As I suggested in an earlier post, some rugs seem to be more Yuruk than others. I made the analogy to "Baluchi-i-ness" in that regard that I think holds up here. So, there are particular features in any rug that are apt to get me thinking "Yuruk." The more, the "Yurukier."

Referring to your two posted examples, though they differ between themselves, each of them is squarely in the discussion for me. I agree that the occurrence of large areas of camel-colored wool isn't a hallmark; but if you subtract that feature from #1, the remaining characteristics are quite Yuruk, including the intense cochineal shade of red, the lively blues, and the three octagonal medallions (discounting the odd notches).

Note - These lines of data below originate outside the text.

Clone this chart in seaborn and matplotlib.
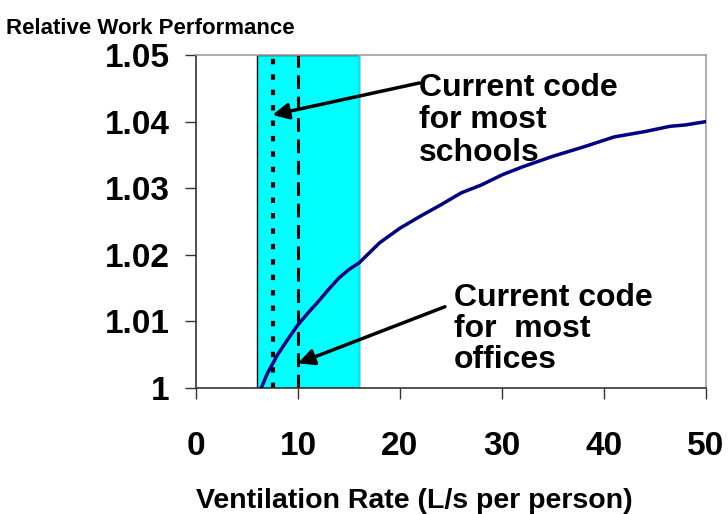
import matplotlib
matplotlib.use("Agg")
import numpy as np
import pandas as pd
import matplotlib.pyplot as plt
import seaborn as sns

# ventilation rate (L/s per person) and relative work performance
vent_rate = [6.4, 7, 8, 9, 10, 11, 12, 13, 14, 15, 16, 17, 18, 20, 22, 24, 26,
             28, 30, 32, 35, 38, 41, 44, 46.5, 48, 50]
performance = [1.000, 1.0022, 1.0050, 1.0073, 1.0095, 1.0113, 1.0130, 1.0148,
               1.0165, 1.0178, 1.0188, 1.0203, 1.0218, 1.0240, 1.0258, 1.0275,
               1.0293, 1.0305, 1.0320, 1.0332, 1.0348, 1.0362, 1.0377, 1.0385,
               1.0393, 1.0395, 1.0400]

band = (6, 16)          # shaded range
schools_rate = 7.5      # dotted line
offices_rate = 10       # dashed line

x_ticks = [0, 10, 20, 30, 40, 50]
y_ticks = [1.0, 1.01, 1.02, 1.03, 1.04, 1.05]
y_tick_labels = ["1", "1.01", "1.02", "1.03", "1.04", "1.05"]

sns.set_theme(style="white")
plt.rcParams['font.family'] = ['Liberation Sans', 'DejaVu Sans']
plt.rcParams['font.weight'] = 'bold'
plt.rcParams['text.color'] = 'black'
plt.rcParams['xtick.color'] = 'black'
plt.rcParams['ytick.color'] = 'black'

df = pd.DataFrame({'rate': vent_rate, 'perf': performance})

fig = plt.figure(figsize=(7.28, 5.14), dpi=100)
ax = fig.add_axes([196/728, 1 - 388/514, 510/728, 333/514])

ax.axvspan(band[0], band[1], facecolor='#00ffff', edgecolor='black', lw=1, zorder=1)
ax.axvline(band[1], color='#00e5ff', lw=1.5, zorder=1.5)
ax.axvline(schools_rate, color='black', lw=3, ls=(0, (1.3, 2.4)), zorder=2)
ax.axvline(offices_rate, color='black', lw=2.2, ls=(0, (4.5, 2.5)), zorder=2)

sns.lineplot(data=df, x='rate', y='perf', color='#000080', lw=2.5, ax=ax, zorder=3)

ax.set_xlim(0, 50)
ax.set_ylim(1.0, 1.05)
ax.set_xticks(x_ticks)
ax.set_yticks(y_ticks)
ax.set_yticklabels(y_tick_labels)
ax.set_xlabel("")
ax.set_ylabel("")
ax.tick_params(axis='both', labelsize=24, direction='out', length=8, width=1,
               color='#333333', labelcolor='black', bottom=True, left=True)
ax.tick_params(axis='x', pad=23)
ax.tick_params(axis='y', pad=11)
for lab in ax.get_xticklabels() + ax.get_yticklabels():
    lab.set_fontweight('bold')

for side in ['top', 'right']:
    ax.spines[side].set_color('#a0a0a0')
for side in ['left', 'bottom']:
    ax.spines[side].set_color('#333333')
for s in ax.spines.values():
    s.set_linewidth(1.2)

arrow = dict(arrowstyle='-|>', color='black', lw=2.5, mutation_scale=24,
             shrinkA=0, shrinkB=0)
ax.annotate("", xy=(schools_rate, 1.041), xytext=(21.9, 1.0458),
            arrowprops=arrow, zorder=5)
ax.annotate("", xy=(offices_rate, 1.0037), xytext=(24.4, 1.0122),
            arrowprops=arrow, zorder=5)
ax.text(21.9, 1.0473, "Current code\nfor most\nschools", fontsize=23,
        fontweight='bold', va='top', ha='left', linespacing=1.1, zorder=5)
ax.text(25.3, 1.0158, "Current code\nfor  most\noffices", fontsize=23,
        fontweight='bold', va='top', ha='left', linespacing=1.05, zorder=5)

fig.text(6/728, 1 - 28/514, "Relative Work Performance", fontsize=16,
         fontweight='bold', va='center', ha='left')
fig.text(414/728, 1 - 501/514, "Ventilation Rate (L/s per person)", fontsize=20.5,
         fontweight='bold', va='center', ha='center')

fig.savefig("out.png", dpi=100)
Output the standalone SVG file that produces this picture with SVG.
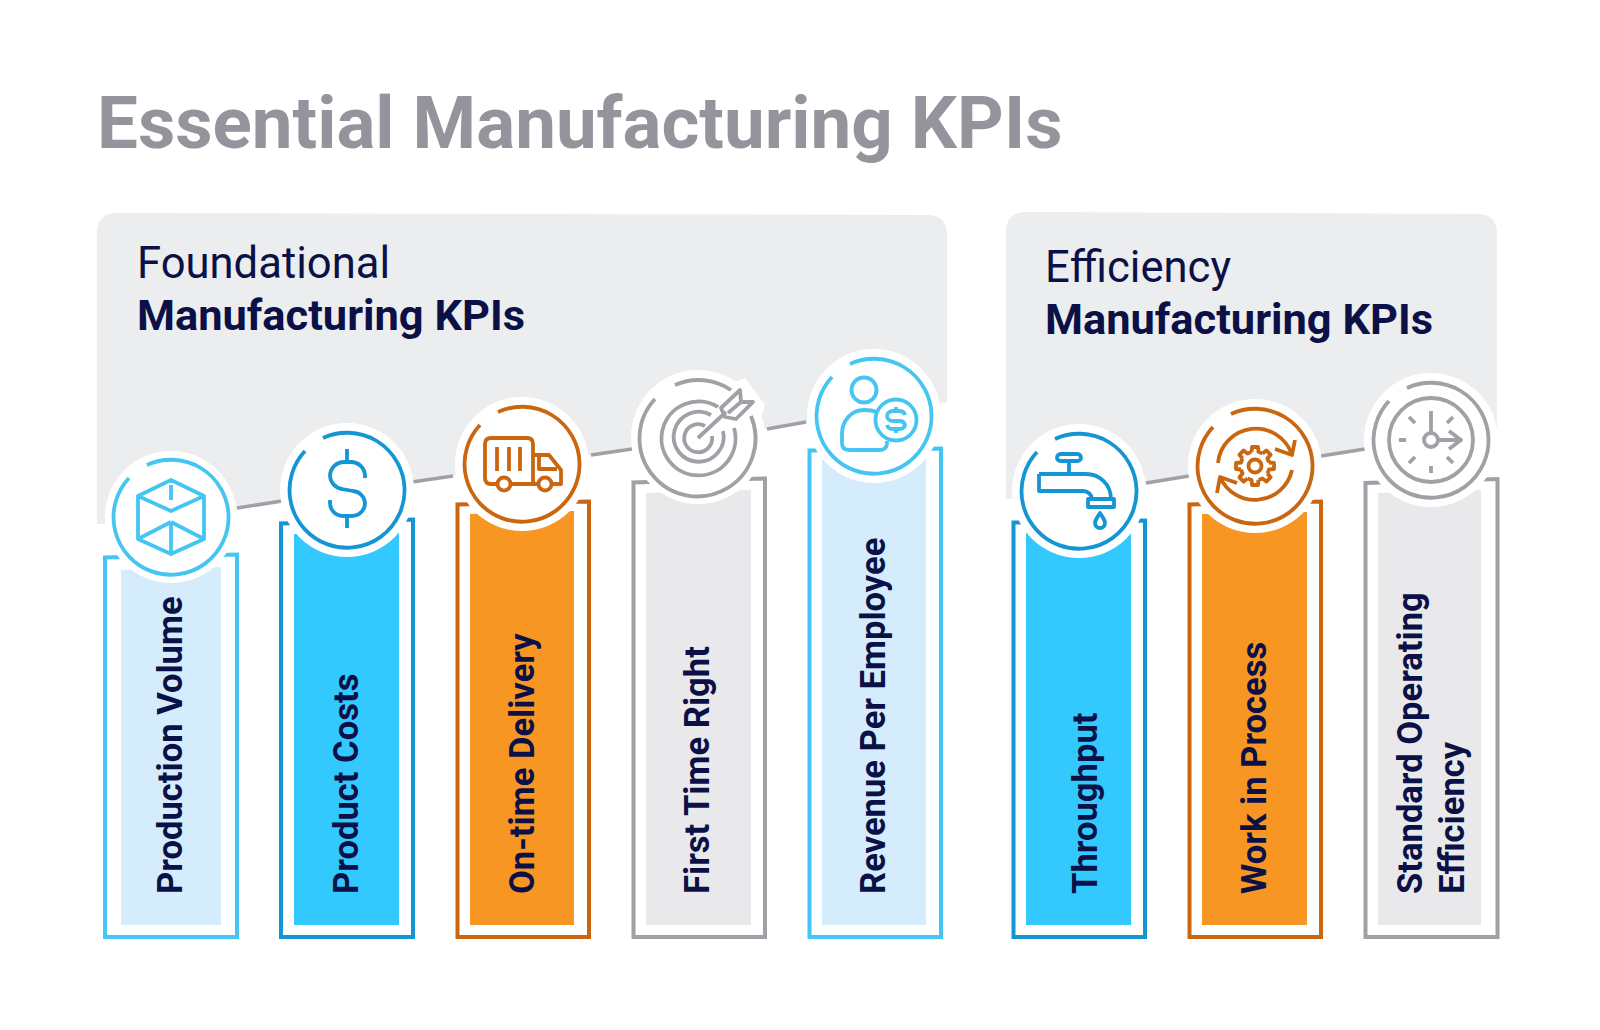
<svg xmlns="http://www.w3.org/2000/svg" width="1600" height="1030" viewBox="0 0 1600 1030">
<style>
text{font-family:Roboto,"Liberation Sans",sans-serif;fill:#0b1146}
.title{font-size:72.7px;font-weight:700;fill:#94949c}
.hl{font-size:43.6px;font-weight:400}
.hb{font-size:43.4px;font-weight:700}
.v{font-size:34.6px;font-weight:700}
.panel{fill:#ecedef}
.conn{stroke:#a0a0a6;stroke-width:3.6;fill:none}
.halo{fill:#fff}
.icon{fill:none;stroke-width:3.8;stroke-linecap:butt;stroke-linejoin:round}
.frame{fill:none;stroke-width:4;stroke-linejoin:miter}
.lb{stroke:#45c5f2}.lbf{fill:#d4ecfb}
.bl{stroke:#1496d4}.blf{fill:#33c9ff}
.or{stroke:#c9660f}.orf{fill:#f79623}
.gr{stroke:#a0a0a6}.grf{fill:#e9e9eb}
</style>
<defs>
<path id="ring" d="M-24,-52A57.500,57.500 0 1 1 -42,-39"/>
<path id="tooth" d="M-3.5,-14L-3,-19H3L3.5,-14A14.4,14.4 0 0 1 7.42,-12.37"/>
</defs>
<rect width="1600" height="1030" fill="#fff"/>
<text class="title" x="97" y="148">Essential Manufacturing KPIs</text>
<g id="panels">
<path class="panel" d="M97,524H110L237,508L947,402V235Q947,215 927,215L117,213Q97,213 97,233Z"/>
<path class="panel" d="M1006,499H1020L1146,483L1497,431V234Q1497,214 1477,214L1026,212Q1006,212 1006,232Z"/>
<text class="hl" x="137" y="278">Foundational</text>
<text class="hb" x="137" y="329.500">Manufacturing KPIs</text>
<text class="hl" x="1045" y="282">Efficiency</text>
<text class="hb" x="1045" y="333.500">Manufacturing KPIs</text>
</g>
<g id="connectors">
<path class="conn" d="M237,508L282,501M412,482L453,476M591,455L632,449M767,429L806,422M1146,483L1189,476M1321,456L1365,449"/>
</g>

<g id="production-volume">
<path class="frame lb" d="M105,557.500V937H237V554.500Z"/>
<path class="lbf" d="M121,570L221,567V925H121Z"/>
<circle class="halo" cx="171" cy="517" r="66"/>
<g class="icon lb" transform="translate(171,517)">
<use href="#ring"/>
<path d="M0,-37L33,-21V22L0,37L-33,22V-21ZM-33,-21L0,-6L33,-21M0,-32V-17M0,5V37M0,5L-33,22M0,5L33,22"/>
</g>
<text class="v" transform="translate(182,894) rotate(-90)">Production Volume</text>
</g>

<g id="product-costs">
<path class="frame bl" d="M281,523.500V937H413V519.500Z"/>
<path class="blf" d="M294,534L399,530V925H294Z"/>
<circle class="halo" cx="347" cy="490" r="67"/>
<g class="icon bl" transform="translate(347,490)">
<use href="#ring"/>
<path d="M0,-41V-28M0,26V38M18,-12V-14A14,14 0 0 0 4,-28H-3A14,14 0 0 0 -17,-14A14,14 0 0 0 -5,-1L6,1A13,13 0 0 1 18,13A13,13 0 0 1 5,26H-4A13,13 0 0 1 -17,13V10"/>
</g>
<text class="v" transform="translate(358,894) rotate(-90)">Product Costs</text>
</g>

<g id="on-time-delivery">
<path class="frame or" d="M457.500,504.500V937H589V501.500Z"/>
<path class="orf" d="M470,514L574,511V925H470Z"/>
<circle class="halo" cx="522" cy="464" r="67"/>
<g class="icon or" transform="translate(522,464)">
<use href="#ring"/>
<path d="M-24,20H-31Q-37,20 -37,14V-20Q-37,-26 -31,-26H5Q11,-26 11,-20V20H-12M29,20H39V6L27,-9H11M17,-9V5H35M17,20H11M-25,-17V7M-13,-17V7M-2,-17V7"/>
<circle cx="-18" cy="20" r="6.500"/><circle cx="23" cy="20" r="6.500"/>
</g>
<text class="v" transform="translate(534,894) rotate(-90)">On-time Delivery</text>
</g>

<g id="first-time-right">
<path class="frame gr" d="M633.500,482.500V937H765V478.500Z"/>
<path class="grf" d="M646,493L751,490V925H646Z"/>
<circle class="halo" cx="698" cy="437" r="67"/>
<path class="halo" d="M735,382L745,378L765,405L762,415L745,420Z"/>
<g class="icon gr" transform="translate(698,437)">
<path d="M-23,-52A58,58 0 0 1 33,-47M53,-21A58,58 0 1 1 -43,-38"/>
<path d="M20,-30A37,37 0 1 0 36,-9M13,-22A25,25 0 1 0 25,-6M7,-11A14,14 0 1 0 14,-1"/>
<path d="M0,1L28,-25M23,-29L42,-47L43,-35L55,-35L38,-18L27,-20ZM30,-24L43,-35"/>
</g>
<text class="v" transform="translate(709,894) rotate(-90)">First Time Right</text>
</g>

<g id="revenue-per-employee">
<path class="frame lb" d="M809.500,450.500V937H941V448.500Z"/>
<path class="lbf" d="M822,460L926,458V925H822Z"/>
<circle class="halo" cx="874" cy="416" r="67"/>
<g class="icon lb" transform="translate(874,416)">
<use href="#ring"/>
<circle cx="-10" cy="-26" r="12.500"/>
<path d="M2,-4C-2,-6 -6,-6 -10,-6C-23,-6 -32,5 -32,18V27Q-32,34 -25,34H6Q13,34 13,27V25"/>
<circle cx="22" cy="4" r="20.500"/>
<path d="M22,-9V-5M22,13V17M31,-1A6,5 0 0 0 25,-5H19A6,5 0 0 0 13,0A6,5 0 0 0 19,5H25A6,5 0 0 1 31,9A6,5 0 0 1 25,13H19A6,5 0 0 1 13,9"/>
</g>
<text class="v" transform="translate(885,894) rotate(-90)">Revenue Per Employee</text>
</g>

<g id="throughput">
<path class="frame bl" d="M1013.500,522.500V937H1145V520.500Z"/>
<path class="blf" d="M1026,533L1131,531V925H1026Z"/>
<circle class="halo" cx="1079" cy="491" r="67"/>
<g class="icon bl" transform="translate(1079,491)">
<use href="#ring"/>
<rect x="-22" y="-37" width="24" height="7" rx="3.500"/>
<path d="M-10,-30V-18M-40,-17H7C20,-17 32,-7 32,8M-40,-17V0H4C9,0 13,4 13,8"/>
<rect x="9" y="8" width="26" height="8"/>
<path d="M21,22C18,27 16,29 16,32A5,5 0 0 0 26,32C26,29 24,27 21,22Z"/>
</g>
<text class="v" transform="translate(1097,894) rotate(-90)">Throughput</text>
</g>

<g id="work-in-process">
<path class="frame or" d="M1189.500,504.500V937H1321V501.500Z"/>
<path class="orf" d="M1202,514L1307,512V925H1202Z"/>
<circle class="halo" cx="1255" cy="466" r="67"/>
<g class="icon or" transform="translate(1255,466)">
<use href="#ring"/>
<path d="M-37,-3A38,38 0 0 1 37,-11M40,-26L37,-11L20,-17M37,4A38,38 0 0 1 -35,11M-38,27L-35,11L-18,17"/>
<circle r="6.500"/>
<use href="#tooth"/><use href="#tooth" transform="rotate(45)"/><use href="#tooth" transform="rotate(90)"/><use href="#tooth" transform="rotate(135)"/><use href="#tooth" transform="rotate(180)"/><use href="#tooth" transform="rotate(225)"/><use href="#tooth" transform="rotate(270)"/><use href="#tooth" transform="rotate(315)"/>
</g>
<text class="v" transform="translate(1266,894) rotate(-90)">Work in Process</text>
</g>

<g id="standard-operating-efficiency">
<path class="frame gr" d="M1365.500,483V937H1497.500V479Z"/>
<path class="grf" d="M1378,493L1481,490V925H1378Z"/>
<circle class="halo" cx="1431" cy="440" r="67"/>
<g class="icon gr" transform="translate(1431,440)">
<use href="#ring"/>
<circle r="42"/>
<circle r="7"/>
<path d="M0,-29V-7M7,0H30M18,-9L30,0L18,9M-32,0H-25M0,26V33M-22,-23L-16,-17M22,-23L16,-17M-22,23L-16,17M22,23L16,17"/>
</g>
<text class="v" transform="translate(1422,894) rotate(-90)">Standard Operating</text>
<text class="v" transform="translate(1464,894) rotate(-90)">Efficiency</text>
</g>
</svg>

Interestingly, there is a bit of orange, but (near as I can tell) only once on each side of the border just off the top of the middle medallion. It is hard to tell from the shot, but the selvages look like they might exhibit Yuruk technique, too, similar to the detail shot I posted in the "sorting" thread.

Your second image is quite different from the first, but the orange and the strong mid-light green, as well as the design and secondary ornament, compel consideration of the Yuruk label. Having regard to the two posts Alex provided, I would consider the first to be close to the center of the Yuruk molecule. The second isn't in it, however, for me. Rather, it falls within the pseudo-Caucasian bracket, which doesn't overlap much with the Yuruk bracket, in my mind.

Of course, my idea of Yuruk doesn't mean much outside my cave. I'm only trying to make the point that I think the traditional rubric, "Yuruk," does describe a certain group of weavings, fuzzy as the criteria might be at the edges (not to say the selvages), that are recognized in the trade. Your salon has helped me to focus on the fact that the rug marketplace probably never intended to provide ethnographically accurate information about the weavers of rugs bearing the name. Dealers, when pressed to comment in such regard, would typically come up with something, thus compounding the confusion. As Steve suggested, dealers as a class tend to be willing to produce interesting lore that will promote sales. They may or may not actually believe it, individually. They may or may not even care. However, I would say now (having been focused on the question by you) that the rug literature has seldom even attempted to address seriously the question you have raised, i. e., the connection between the people properly called "Yuruk," and the rugs of the same putative name.

A quite sobering realization for me is that the impressive group of researchers and commentators that produced the exhibition and catalog actually called, Yörük, The Nomadic Weaving Tradition of the Middle East, in 1978, missed the point almost completely. I had a passing acquaintance with several of them at that time, enough to know that there was no question about their collective sincerity and diligence in seeking to document the history of rural and tribal weaving near the end of its meaningful era. And yet, they missed this obvious issue. It serves as a caution for anyone surveying any literature on these subjects.

Anyway, I'll get off the soapbox to address further your actual question. In this thread, two rugs that would have me thinking Yuruk are the ones in your post #4. The first one for the color, the distinctive handling of the design, and what I imagine the tactile qualities are. The second one might give me pause on account of the apparent use of offset knotting. That isn't a feature of what I would call Yuruk.